= Frank C. Whitmore =

Chemist

Frank Clifford Whitmore (October 1, 1887 – June 24, 1947), nicknamed "Rocky", was a prominent chemist who submitted significant evidence for the existence of carbocation mechanisms in organic chemistry.

He was born in 1887 in the town of North Attleborough, Massachusetts.

==Academic career==

Whitmore earned both his bachelor's degree (1911) and Ph.D. (1914) from Harvard University, where his Ph.D. advisor was Charles Loring Jackson. Several prominent contemporaries of Whitmore at Harvard were E.K. Bolton, Farrington Daniels, Roger Adams, James B. Sumner and James Bryant Conant. After graduating from Harvard he became a professor and taught at the University of Minnesota, Northwestern University, and The Pennsylvania State University.

At Penn State, Whitmore served as the Dean of the School of Chemistry and Physics from 1929–1947, succeeding his former Harvard colleague Gerald Wendt in the position. He hired several prominent scientists as faculty members, including Russell Marker and Merrell Fenske.

Whitmore was a member of several academic societies, namely the American Academy of Arts and Sciences (1939), the American Philosophical Society (1943), and the United States National Academy of Sciences (1946).

==Research and publications==

While at the Pennsylvania State University Whitmore did his research on carbocations. The field of organic chemistry was struggling to explain how a compound with a double bonded carbon, an alkene, reacts with a halide compound.
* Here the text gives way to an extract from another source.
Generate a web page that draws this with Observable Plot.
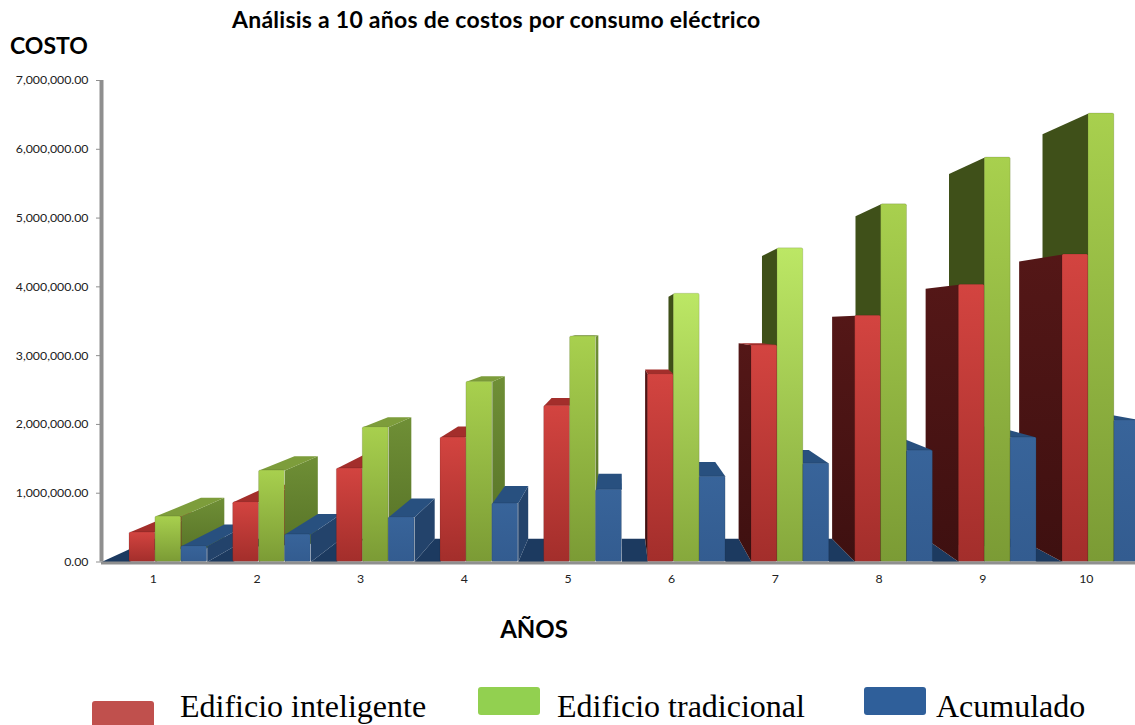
<!DOCTYPE html>
<html lang="es">
<head>
<meta charset="utf-8">
<title>Análisis a 10 años de costos por consumo eléctrico</title>
<script src="https://cdn.jsdelivr.net/npm/d3@7"></script>
<script src="https://cdn.jsdelivr.net/npm/@observablehq/plot@0.6"></script>
<style>
  html, body { margin: 0; padding: 0; background: #fff; overflow: hidden; }
  #page { position: relative; width: 1135px; height: 725px; overflow: hidden; }
  #head { position: relative; height: 62px; font-family: Lato, sans-serif; font-weight: 700; color: #000; }
  #title { position: absolute; left: 232px; top: 5px; font-size: 23px; letter-spacing: 0.25px; white-space: nowrap; }
  #ytitle { position: absolute; left: 10px; top: 31px; font-size: 23px; }
  #foot { position: relative; height: 125px; }
  #xtitle { position: absolute; left: 534px; top: 14px; transform: translateX(-50%); font: 700 24px Lato, sans-serif; color: #000; }
  .swatch { position: absolute; width: 62px; height: 28px; border-radius: 3px; }
  .entry { position: absolute; top: 90px; font: 32px/32px "Liberation Serif", serif; color: #000; white-space: nowrap; }
  svg { display: block; }
</style>
</head>
<body>
<div id="page">
  <div id="head">
    <div id="title">Análisis a 10 años de costos por consumo eléctrico</div>
    <div id="ytitle">COSTO</div>
  </div>
  <div id="chart"></div>
  <div id="foot">
    <div id="xtitle">AÑOS</div>
    <div class="swatch" style="left:92px;top:101px;background:#c0504d"></div>
    <div class="entry" style="left:180px">Edificio inteligente</div>
    <div class="swatch" style="left:478px;top:87px;background:#92d050"></div>
    <div class="entry" style="left:557px">Edificio tradicional</div>
    <div class="swatch" style="left:864px;top:87px;background:#2f5f9a"></div>
    <div class="entry" style="left:936px">Acumulado</div>
  </div>
</div>
<script>
// Yearly cost per building type, in pesos.
const years = [1, 2, 3, 4, 5, 6, 7, 8, 9, 10];
const inteligente = [430000, 870000, 1360000, 1810000, 2270000, 2730000, 3150000, 3580000, 4030000, 4470000];
const tradicional = [660000, 1330000, 1960000, 2620000, 3280000, 3900000, 4560000, 5200000, 5880000, 6520000];
const acumulado = [230000, 400000, 650000, 850000, 1050000, 1240000, 1430000, 1620000, 1810000, 2060000];

// Bar placement inside one year, in year units.
const barWidth = 0.25;
const firstOffset = -0.23;

// Perspective of the extruded bars: everything recedes toward one point.
const vanishX = 5.5;
const vanishV = 3440000;
const depth = 0.098;
const recede = ([x, v]) => [x + depth * (vanishX - x), v + depth * (vanishV - v)];

// Face paints for each series.
const paints = {
  inteligente: {front: "url(#redFront)", top: "#a32e2b", near: "#8d2623", far: "url(#redSide)"},
  tradicional: {front: "url(#greenFront)", top: "#7d9d3b", near: "url(#greenSideNear)", far: "#3f5019"},
  acumulado: {front: "url(#blueFront)", top: "#28507f", near: "#23436b", far: "#1f3d63"}
};
const brightYears = [6, 7];

const series = [["inteligente", inteligente], ["tradicional", tradicional], ["acumulado", acumulado]];
const bars = series.flatMap(([name, values], s) =>
  years.map((year, i) => ({
    name,
    year,
    value: values[i],
    x0: year + firstOffset + s * barWidth,
    x1: year + firstOffset + (s + 1) * barWidth
  }))
);

// Faces further from the vanishing point are painted first so nearer bars cover them.
const order = d3.sort(bars, (d) => -Math.abs((d.x0 + d.x1) / 2 - vanishX));

const quad = (id, fill, corners) => corners.map(([x, y]) => ({id, fill, x, y}));

const faces = order.flatMap((d, n) => {
  const paint = paints[d.name];
  const out = [];
  if (d.x1 < vanishX) {
    const a = [d.x1, 0], b = [d.x1, d.value];
    out.push(...quad(`s${n}`, paint.near, [a, b, recede(b), recede(a)]));
  } else if (d.x0 > vanishX) {
    const a = [d.x0, 0], b = [d.x0, d.value];
    out.push(...quad(`s${n}`, paint.far, [a, b, recede(b), recede(a)]));
  }
  if (d.value < vanishV) {
    const a = [d.x0, d.value], b = [d.x1, d.value];
    out.push(...quad(`t${n}`, paint.top, [a, b, recede(b), recede(a)]));
  }
  return out;
});

// Dark floor strips running back between one year's group and the next.
const floorColor = "#1c3a60";
const gaps = years.map((year) => [
  year === 1 ? 0.5 : year - 1 + firstOffset + 3 * barWidth,
  year + firstOffset
]);
const floor = gaps.flatMap(([a, b], i) =>
  quad(`f${i}`, floorColor, [[a, 0], [b, 0], recede([b, 0]), recede([a, 0])])
);

const frontFill = (d) =>
  d.name === "tradicional" && brightYears.includes(d.year) ? "url(#greenBright)" : paints[d.name].front;

const facePolys = (data) =>
  Plot.line(data, {
    x: "x",
    y: "y",
    z: "id",
    fill: {value: "fill", scale: null},
    stroke: "none",
    curve: "linear"
  });

const chart = Plot.plot({
  width: 1135,
  height: 538,
  marginLeft: 101,
  marginRight: 0,
  marginTop: 18,
  marginBottom: 38.5,
  style: {fontFamily: "Lato, sans-serif", fontSize: "12.3px", color: "#222", background: "#fff"},
  x: {type: "linear", domain: [0.5, 10.474]},
  y: {domain: [0, 7000000]},
  marks: [
    facePolys(floor),
    facePolys(faces),
    Plot.rect(bars, {
      x1: "x0",
      x2: "x1",
      y1: 0,
      y2: "value",
      fill: {value: frontFill, scale: null},
      stroke: "#000",
      strokeOpacity: 0.12,
      strokeWidth: 1,
      rx: 1.5
    }),
    Plot.ruleX([0.5], {stroke: "#8f8f8f", strokeWidth: 4}),
    Plot.ruleY([0], {stroke: "#8f8f8f", strokeWidth: 3, dy: 1}),
    Plot.axisY({
      ticks: d3.range(0, 7000001, 1000000),
      tickFormat: d3.format(",.2f"),
      tickSize: 5,
      tickPadding: 8,
      stroke: "#8f8f8f",
      label: null
    }),
    Plot.axisX({ticks: years, tickFormat: (d) => `${d}`, tickSize: 0, tickPadding: 12, label: null})
  ]
});

// Gradients referenced by the front and side faces.
const defs = d3.select(chart).insert("defs", ":first-child");
const gradient = (id, top, bottom) => {
  const g = defs.append("linearGradient").attr("id", id).attr("x1", 0).attr("y1", 0).attr("x2", 0).attr("y2", 1);
  g.append("stop").attr("offset", 0).attr("stop-color", top);
  g.append("stop").attr("offset", 1).attr("stop-color", bottom);
};
gradient("redFront", "#d34440", "#a32e2b");
gradient("greenFront", "#a8d04e", "#7b9b35");
gradient("greenBright", "#bce765", "#86a83c");
gradient("blueFront", "#38649a", "#335c90");
gradient("redSide", "#541717", "#3e1010");
gradient("greenSideNear", "#6f8f36", "#546f25");

document.getElementById("chart").append(chart);
</script>
</body>
</html>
Whitmore worked on the findings of others and generalized the concept of molecules with a positively charged carbon atom, a carbocation, as an intermediate step in the addition of a halogen element.

Whitmore would go on to publish his findings in a paper titled "The Common Basis of Intramolecular Rearrangements." They were controversial at the time because many chemists, notably well known chemist Roger Adams, a critic of Whitmore's, believed that a molecule like a carbocation would never be stable enough to exist. Nevertheless, Whitmore published these findings which today are accepted as the most logical explanation for the reactions in question.

In 1937, Whitmore published Organic Chemistry, the first advanced organic chemistry textbook to be written in English. Whitmore worked on a revision of the book for several years, though the work was interrupted by World War II. The second edition of Organic Chemistry was published posthumously in 1951.

==American Chemical Society==

Whitmore was very active in the American Chemical Society (ACS), holding several different offices in the organization throughout his life. In 1938, he served as president of ACS. During his presidency, he visited 72 of 104 local ACS sections. In 1937, Whitmore won the prized William H. Nichols Medal Award, given by the New York section of ACS. In 1945, Whitmore was awarded the Willard Gibbs Medal (considered to be the highest chemical honor in America) by the Chicago section of ACS.

Whitmore rarely slept. It was not rare for him work twenty hours a day, and take one-hour naps when he was tired.

==Personal life==
Whitmore married Marion Gertrude Mason (who graduated from Radcliffe College with a degree in chemistry in 1912) in 1914. The Whitmores had four children: Frank Jr., Mason, Harry, and Marion, Jr ("Marionette").

Whitmore died in 1947 at the age of 59 as the result of a heart ailment.

Penn State's Whitmore Laboratory is named after Whitmore.